Jakarta-Hakim Roziyanti yang mengadili DY, bocah 11 tahun, di Pengadilan Negeri (PN) Pematangsiantar, Sumatera Utara, dilaporkan ke Komisi Yudisial (KY). Hakim Roziyanti memberikan vonis penjara 66 hari kepada DYS dengan tuduhan pencurian handphone. Sementara Mahkamah Agung (MA) bersikukuh kesalahan bukan murni dari hakim sendiri tetapi melibatkan polisi dan jaksa.
Laporan kepada KY dilakukan Yayasan Lembaga Bantuan Hukum Indonesia (YLBHI) ke gedung KY, kemarin. Laporan disertakan dengan bukti salinan putusan. Di luar Roziyanti sebagai terlapor utama, pelapor yang diwakili Direktor Advokasi YLBHI, Bahrain, juga menyertakan pihak terlapor lainnya. “Kita melaporkan yang memvonis, ketua PN Pematangsiantar, dan Mahkamah Agung,” ujarnya.
Semua pihak disebutkan dinilai Bahrain harus turut bertanggungjawab sehingga lahirnya penahanan dan vonis terhadap DY. Padahal, anak di bawah usia 12 tahun, menurut undang undang nomor 3 tahun 1997 tentang Pengadilan Anak tidak boleh diproses secara hukum layaknya orang dewasa.

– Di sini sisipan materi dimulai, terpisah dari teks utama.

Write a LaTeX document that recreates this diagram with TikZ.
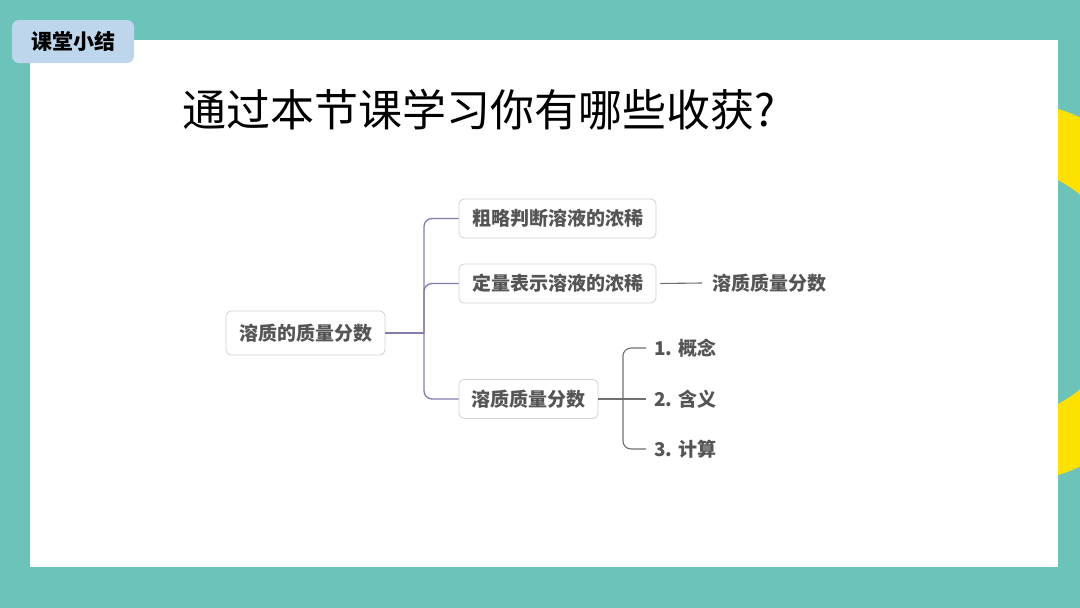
\documentclass[tikz,border=0pt]{standalone}
\usepackage{fontspec}
\setmainfont{Noto Sans CJK SC}
\usetikzlibrary{positioning}
\definecolor{teal1}{HTML}{6CC3B9}
\definecolor{yel}{HTML}{FFE100}
\definecolor{tagblue}{HTML}{BDD6EC}
\definecolor{boxline}{HTML}{D2D2D2}
\definecolor{txt}{HTML}{555555}
\definecolor{purp}{HTML}{817EAE}
\definecolor{graylink}{HTML}{707070}
\begin{document}
\begin{tikzpicture}[x=1pt,y=-1pt,
  mbox/.style={draw=boxline, line width=0.8pt, rounded corners=5pt, fill=white, text=txt, font=\fontsize{19}{21}\selectfont\bfseries, inner xsep=12pt, minimum height=39pt},
  leaf/.style={text=txt, font=\fontsize{19}{21}\selectfont\bfseries, inner sep=2pt, anchor=west},
  conn/.style={draw=purp, line width=1.3pt, rounded corners=8pt},
  gconn/.style={draw=graylink, line width=1.1pt, rounded corners=8pt}]
\useasboundingbox (0,0) rectangle (1080,608);
\fill[teal1] (0,0) rectangle (1080,608);
\begin{scope}
\clip (1058,0) rectangle (1080,608);
\fill[yel, even odd rule] (1000,292) circle[radius=192pt] (1000,292) circle[radius=126pt];
\end{scope}
\fill[white] (30,40) rectangle (1058,567);
\node[fill=tagblue, rounded corners=7pt, minimum width=122pt, minimum height=43pt, font=\fontsize{21}{23}\selectfont\bfseries, text=black] (tag) at (73,41.5) {课堂小结};
\node[font=\fontsize{44}{48}\selectfont, text=black, anchor=west] (title) at (179,110) {通过本节课学习你有哪些收获?};
\node[mbox, minimum width=159pt, minimum height=44pt] (root) at (305.5,333) {溶质的质量分数};
\node[mbox, minimum width=197pt] (A) at (557.5,218.5) {粗略判断溶液的浓稀};
\node[mbox, minimum width=197pt] (B) at (557.5,283.5) {定量表示溶液的浓稀};
\node[mbox, minimum width=139pt] (C) at (528.5,399) {溶质质量分数};
\node[leaf] (B1) at (710,283) {溶质质量分数};
\node[leaf] (c1) at (652,348) {1. 概念};
\node[leaf] (c2) at (652,399) {2. 含义};
\node[leaf] (c3) at (652,449) {3. 计算};
\coordinate (j1) at (424,333);
\coordinate (j2) at (623,399);
\draw[conn] (root.east) -- (j1);
\draw[conn] (j1) |- (A.west);
\draw[conn] (j1) |- (B.west);
\draw[conn] (j1) |- (C.west);
\draw[gconn] (B.east) ++(4,0) -- ([xshift=-8pt]B1.west);
\draw[gconn] (C.east) -- ([xshift=-6pt]c2.west);
\draw[gconn] (j2) |- ([xshift=-6pt]c1.west);
\draw[gconn] (j2) |- ([xshift=-6pt]c3.west);
\end{tikzpicture}
\end{document}
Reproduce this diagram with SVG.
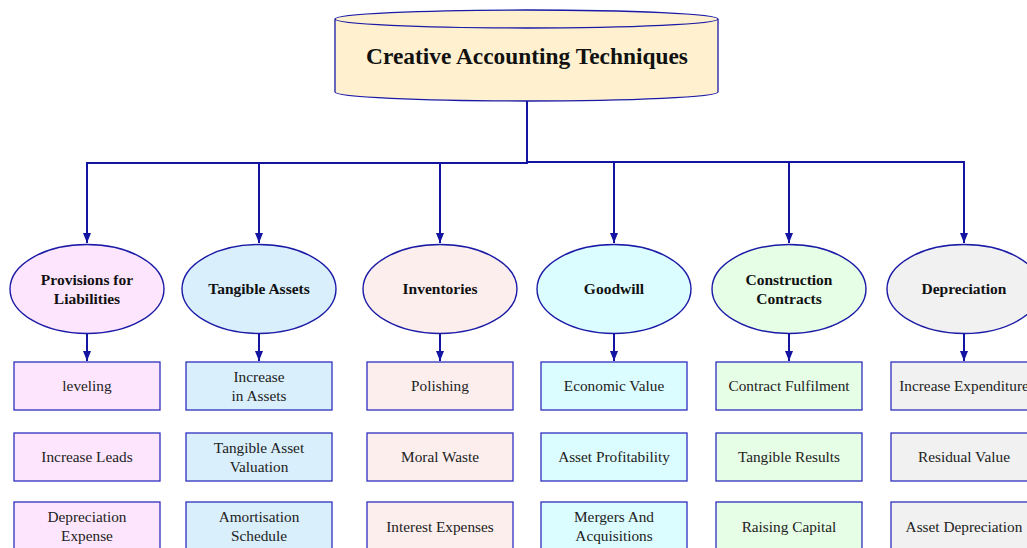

Selain melaporkan tiga pihak dari lembaga peradilan itu, kata Bahrain, pihaknya juga berencana melaporkan pihak kepolisian dan kejaksaan yang telah mendorong sejak awal sehingga DY duduk di kursi sidang.
Kepala Biro Hukum dan Humas MA, Ridwan Mansyur, mengatakan sebenarnya saat sidang hakim mengeluarkan putusan sesuai dengan lamanya proses tahanan yang sudah dijalani DY sebelum sampai persidangan yaitu dua bulan dan enam hari.
“Karena anak itu sudah ditahan sejak penyidik, sejak di polisi dia ditahan, sama penuntut umum juga ditahan, kemudian hakim ketika memutus itu pas hari tahanan itu habis. Dipaskan dua bulan enam hari. Itu pas tahanan habis jadi anak itu mestinya langsung pulang,” ungkapnya ditemui usai pelantikan ketua kamar Tata Usaha Negara (TUN) dan ketua pengadilan tingkat banding di gedung MA, kemarin.
Semestinya, kata Ridwan, jika memang aturan tentang pengadilan anak itu dijalankan dengan baik sejak di penyidik sudah tidak diberlakukan penahanan terhadap DY. “Semestinya perkara itu kalau memang anak-anak seharusnya sejak penyidik dong (tidak dipenjara). Pengadilan kan hanya menerima dan memeriksa perkara,” kata dia.
Meski begitu, MA menurutnya tetap akan bertanggungjawab karena tim Badan Pengawas (Bawas) MA segera diturunkan untuk memeriksa hakim Roziyanti. Dikhawatirkan ada tindakan keliru dari hakimnya. “Tetapi terhadap perkaranya sendiri MA tidak bisa ikut campur, harus melalui upaya hukum, itu prosedur hukum acara pidana kita. Artinya upaya hukumnya ya banding,” terusnya.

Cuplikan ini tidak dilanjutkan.